Reproduce the data exactly and drop any pictures it holds.

--- START OF INFORMATION SHOWN ---

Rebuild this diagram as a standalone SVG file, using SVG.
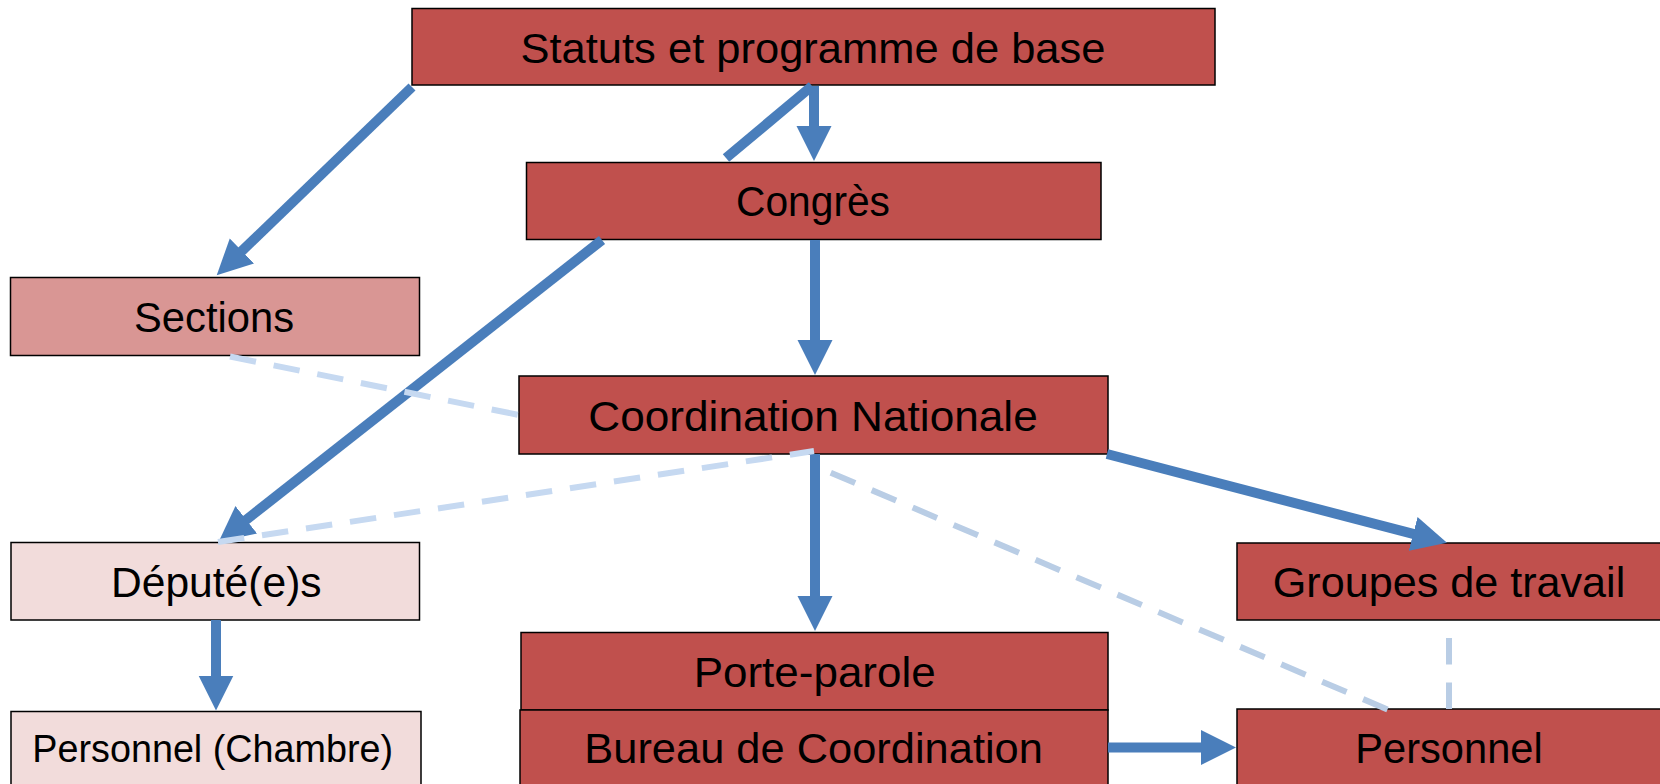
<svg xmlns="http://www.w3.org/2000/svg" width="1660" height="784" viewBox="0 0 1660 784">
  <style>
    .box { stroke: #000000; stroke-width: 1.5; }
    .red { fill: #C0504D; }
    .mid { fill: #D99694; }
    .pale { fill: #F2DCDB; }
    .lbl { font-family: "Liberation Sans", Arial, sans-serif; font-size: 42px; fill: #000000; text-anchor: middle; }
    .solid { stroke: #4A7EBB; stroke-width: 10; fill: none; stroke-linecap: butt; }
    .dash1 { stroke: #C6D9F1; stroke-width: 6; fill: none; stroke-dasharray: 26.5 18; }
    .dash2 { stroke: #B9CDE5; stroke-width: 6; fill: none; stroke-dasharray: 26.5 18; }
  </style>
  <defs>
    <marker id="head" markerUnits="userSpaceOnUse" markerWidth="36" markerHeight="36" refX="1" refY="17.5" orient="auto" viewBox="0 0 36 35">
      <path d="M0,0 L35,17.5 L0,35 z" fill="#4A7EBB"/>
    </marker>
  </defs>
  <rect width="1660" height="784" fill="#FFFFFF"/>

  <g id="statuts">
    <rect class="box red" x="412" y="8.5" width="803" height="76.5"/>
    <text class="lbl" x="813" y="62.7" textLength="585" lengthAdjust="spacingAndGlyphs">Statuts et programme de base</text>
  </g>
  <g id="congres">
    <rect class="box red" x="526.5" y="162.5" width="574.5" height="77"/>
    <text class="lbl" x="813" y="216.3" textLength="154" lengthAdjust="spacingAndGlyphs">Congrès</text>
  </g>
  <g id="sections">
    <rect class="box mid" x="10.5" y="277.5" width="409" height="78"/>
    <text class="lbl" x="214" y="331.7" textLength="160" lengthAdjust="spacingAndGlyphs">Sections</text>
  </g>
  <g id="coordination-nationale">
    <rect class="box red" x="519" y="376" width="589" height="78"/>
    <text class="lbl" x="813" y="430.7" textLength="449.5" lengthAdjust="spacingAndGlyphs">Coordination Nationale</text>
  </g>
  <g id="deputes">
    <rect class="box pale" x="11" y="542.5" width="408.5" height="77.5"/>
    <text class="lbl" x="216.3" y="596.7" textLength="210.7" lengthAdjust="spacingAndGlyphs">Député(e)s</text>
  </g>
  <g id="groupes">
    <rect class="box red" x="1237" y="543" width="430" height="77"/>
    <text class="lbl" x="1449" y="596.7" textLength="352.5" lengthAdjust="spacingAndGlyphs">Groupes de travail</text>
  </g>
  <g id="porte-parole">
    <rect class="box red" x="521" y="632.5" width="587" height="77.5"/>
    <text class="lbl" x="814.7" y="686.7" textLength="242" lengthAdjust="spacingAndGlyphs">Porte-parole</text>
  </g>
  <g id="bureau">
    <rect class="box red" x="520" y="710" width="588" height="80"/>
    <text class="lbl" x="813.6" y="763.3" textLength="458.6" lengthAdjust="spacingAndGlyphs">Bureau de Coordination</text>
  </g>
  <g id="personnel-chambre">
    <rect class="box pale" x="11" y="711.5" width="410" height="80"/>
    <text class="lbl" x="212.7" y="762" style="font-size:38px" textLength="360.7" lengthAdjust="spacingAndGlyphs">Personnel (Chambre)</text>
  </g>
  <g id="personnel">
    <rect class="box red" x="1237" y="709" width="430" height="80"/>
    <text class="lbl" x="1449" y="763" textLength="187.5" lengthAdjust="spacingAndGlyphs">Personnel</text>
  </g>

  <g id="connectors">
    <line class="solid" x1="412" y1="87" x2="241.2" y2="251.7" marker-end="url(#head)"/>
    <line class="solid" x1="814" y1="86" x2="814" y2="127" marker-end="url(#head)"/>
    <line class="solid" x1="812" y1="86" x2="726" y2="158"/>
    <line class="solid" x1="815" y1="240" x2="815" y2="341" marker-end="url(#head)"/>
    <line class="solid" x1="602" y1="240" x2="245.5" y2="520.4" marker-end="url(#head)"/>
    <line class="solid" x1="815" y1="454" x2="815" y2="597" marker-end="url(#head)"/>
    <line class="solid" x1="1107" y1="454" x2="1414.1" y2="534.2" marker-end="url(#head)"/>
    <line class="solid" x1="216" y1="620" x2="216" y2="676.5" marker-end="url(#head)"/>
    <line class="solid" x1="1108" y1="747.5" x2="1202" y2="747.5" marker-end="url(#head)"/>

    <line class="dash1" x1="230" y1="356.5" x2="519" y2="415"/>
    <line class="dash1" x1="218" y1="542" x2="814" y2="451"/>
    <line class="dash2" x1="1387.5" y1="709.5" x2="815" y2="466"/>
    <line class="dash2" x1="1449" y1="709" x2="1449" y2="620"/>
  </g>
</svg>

--- END OF INFORMATION SHOWN ---

** SOLUTION TO THIS TASK **
Rebuild this diagram as a standalone SVG file, using SVG.
<svg xmlns="http://www.w3.org/2000/svg" width="1660" height="784" viewBox="0 0 1660 784">
  <style>
    .box { stroke: #000000; stroke-width: 1.5; }
    .red { fill: #C0504D; }
    .mid { fill: #D99694; }
    .pale { fill: #F2DCDB; }
    .lbl { font-family: "Liberation Sans", Arial, sans-serif; font-size: 42px; fill: #000000; text-anchor: middle; }
    .solid { stroke: #4A7EBB; stroke-width: 10; fill: none; stroke-linecap: butt; }
    .dash1 { stroke: #C6D9F1; stroke-width: 6; fill: none; stroke-dasharray: 26.5 18; }
    .dash2 { stroke: #B9CDE5; stroke-width: 6; fill: none; stroke-dasharray: 26.5 18; }
  </style>
  <defs>
    <marker id="head" markerUnits="userSpaceOnUse" markerWidth="36" markerHeight="36" refX="1" refY="17.5" orient="auto" viewBox="0 0 36 35">
      <path d="M0,0 L35,17.5 L0,35 z" fill="#4A7EBB"/>
    </marker>
  </defs>
  <rect width="1660" height="784" fill="#FFFFFF"/>

  <g id="statuts">
    <rect class="box red" x="412" y="8.5" width="803" height="76.5"/>
    <text class="lbl" x="813" y="62.7" textLength="585" lengthAdjust="spacingAndGlyphs">Statuts et programme de base</text>
  </g>
  <g id="congres">
    <rect class="box red" x="526.5" y="162.5" width="574.5" height="77"/>
    <text class="lbl" x="813" y="216.3" textLength="154" lengthAdjust="spacingAndGlyphs">Congrès</text>
  </g>
  <g id="sections">
    <rect class="box mid" x="10.5" y="277.5" width="409" height="78"/>
    <text class="lbl" x="214" y="331.7" textLength="160" lengthAdjust="spacingAndGlyphs">Sections</text>
  </g>
  <g id="coordination-nationale">
    <rect class="box red" x="519" y="376" width="589" height="78"/>
    <text class="lbl" x="813" y="430.7" textLength="449.5" lengthAdjust="spacingAndGlyphs">Coordination Nationale</text>
  </g>
  <g id="deputes">
    <rect class="box pale" x="11" y="542.5" width="408.5" height="77.5"/>
    <text class="lbl" x="216.3" y="596.7" textLength="210.7" lengthAdjust="spacingAndGlyphs">Député(e)s</text>
  </g>
  <g id="groupes">
    <rect class="box red" x="1237" y="543" width="430" height="77"/>
    <text class="lbl" x="1449" y="596.7" textLength="352.5" lengthAdjust="spacingAndGlyphs">Groupes de travail</text>
  </g>
  <g id="porte-parole">
    <rect class="box red" x="521" y="632.5" width="587" height="77.5"/>
    <text class="lbl" x="814.7" y="686.7" textLength="242" lengthAdjust="spacingAndGlyphs">Porte-parole</text>
  </g>
  <g id="bureau">
    <rect class="box red" x="520" y="710" width="588" height="80"/>
    <text class="lbl" x="813.6" y="763.3" textLength="458.6" lengthAdjust="spacingAndGlyphs">Bureau de Coordination</text>
  </g>
  <g id="personnel-chambre">
    <rect class="box pale" x="11" y="711.5" width="410" height="80"/>
    <text class="lbl" x="212.7" y="762" style="font-size:38px" textLength="360.7" lengthAdjust="spacingAndGlyphs">Personnel (Chambre)</text>
  </g>
  <g id="personnel">
    <rect class="box red" x="1237" y="709" width="430" height="80"/>
    <text class="lbl" x="1449" y="763" textLength="187.5" lengthAdjust="spacingAndGlyphs">Personnel</text>
  </g>

  <g id="connectors">
    <line class="solid" x1="412" y1="87" x2="241.2" y2="251.7" marker-end="url(#head)"/>
    <line class="solid" x1="814" y1="86" x2="814" y2="127" marker-end="url(#head)"/>
    <line class="solid" x1="812" y1="86" x2="726" y2="158"/>
    <line class="solid" x1="815" y1="240" x2="815" y2="341" marker-end="url(#head)"/>
    <line class="solid" x1="602" y1="240" x2="245.5" y2="520.4" marker-end="url(#head)"/>
    <line class="solid" x1="815" y1="454" x2="815" y2="597" marker-end="url(#head)"/>
    <line class="solid" x1="1107" y1="454" x2="1414.1" y2="534.2" marker-end="url(#head)"/>
    <line class="solid" x1="216" y1="620" x2="216" y2="676.5" marker-end="url(#head)"/>
    <line class="solid" x1="1108" y1="747.5" x2="1202" y2="747.5" marker-end="url(#head)"/>

    <line class="dash1" x1="230" y1="356.5" x2="519" y2="415"/>
    <line class="dash1" x1="218" y1="542" x2="814" y2="451"/>
    <line class="dash2" x1="1387.5" y1="709.5" x2="815" y2="466"/>
    <line class="dash2" x1="1449" y1="709" x2="1449" y2="620"/>
  </g>
</svg>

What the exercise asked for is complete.